After her son is born, in the verses that follow today’s lesson, Hannah fulfills her vow to God, leaving baby Samuel at Shiloh as promised, and she continues her prayers in the beautiful poem that later gives rise to Mary’s Magnificat, praising God for raising up the lowly and bringing the mighty to their knees. Hannah’s strong, quiet prayer soon becomes Hannah’s powerful song …. a song that sounds an awful lot like Jesus declaring that the great stones of the Temple will fall and like Mark proclaiming in the vocabulary of apocalypse that the Day of Judgment is at hand. For Hannah, the birth pangs of change follow her labor, rather than precede it. “The bows of the mighty are broken,” Hannah cries, “but the feeble gird on strength …The Lord will judge the ends of the earth … and exalt the power of his anointed.”

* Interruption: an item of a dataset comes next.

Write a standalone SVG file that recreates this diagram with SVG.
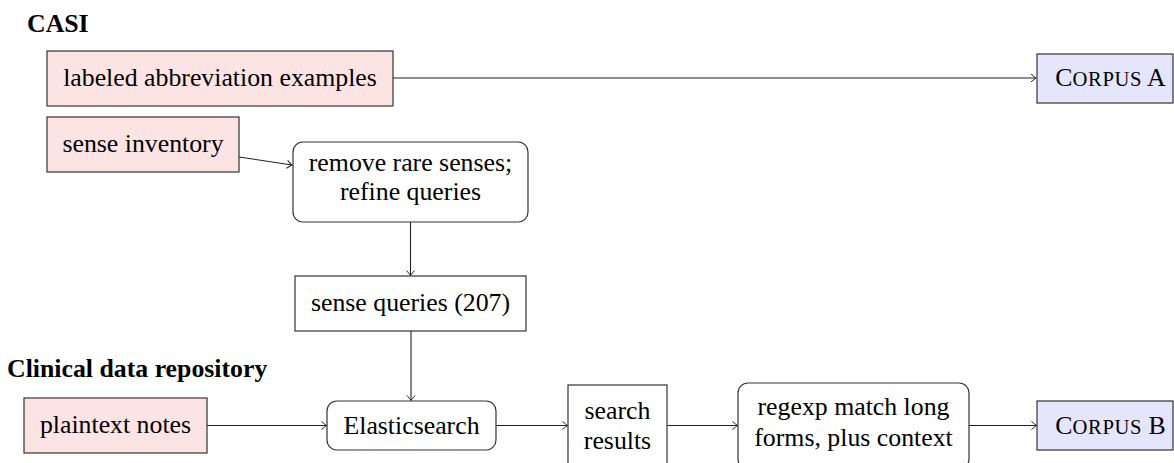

Apocalyptic language says, “Look at the outside world and hang on, because God is going to fix what is broken!” Hannah’s prayer says, “Know in your heart that you have been heard, that God is going to fix what is broken!” Looking from the outside in or from the inside out, we hear today that God’s presence means change, God’s healing action means measurable transformation, a total shaking of the foundations.

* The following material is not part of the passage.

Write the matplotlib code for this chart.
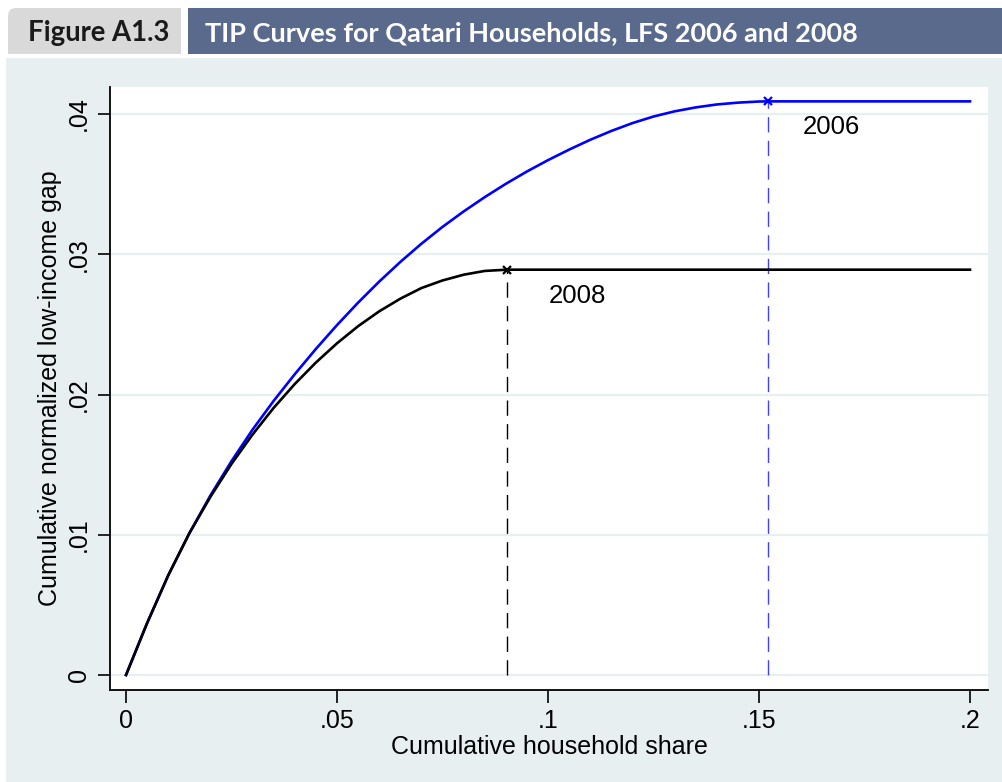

Three years ago, before beginning Year B in the lectionary, diocesan clergy were invited to spend a few days at All Saints’, studying the Gospel of Mark with a New Testament scholar in order to prepare for the upcoming year in preaching. After listening to her lectures and reading chapter 13’s “Little Apocalypse,” I escaped for a walk in the woods before dinner. Walking through the barren winter landscape, I was given the gift of a spectacular sunset, a burning, frightening glory of a sunset that could have come straight out of the best apocalyptic literature. I went back to my room and wrote the following poem:
Heart fire,
Embers of divine vindication
Ablaze in a dark, icy plain
Like an urgent secret
That silently devours the horizon,
Looming red intensity
Tamed only by the delicate
Slivers of branches raised
Like hands outstretched
In welcome--
Or to keep the change
At bay?

With Hannah, we cry out for saving change. With the disciples, we tremble and ask when it will come. Behind our cries of “help!” or “repent!” lies the urgent intensity of a God who holds us, and all of our fragile constructions, in a strong and merciful embrace.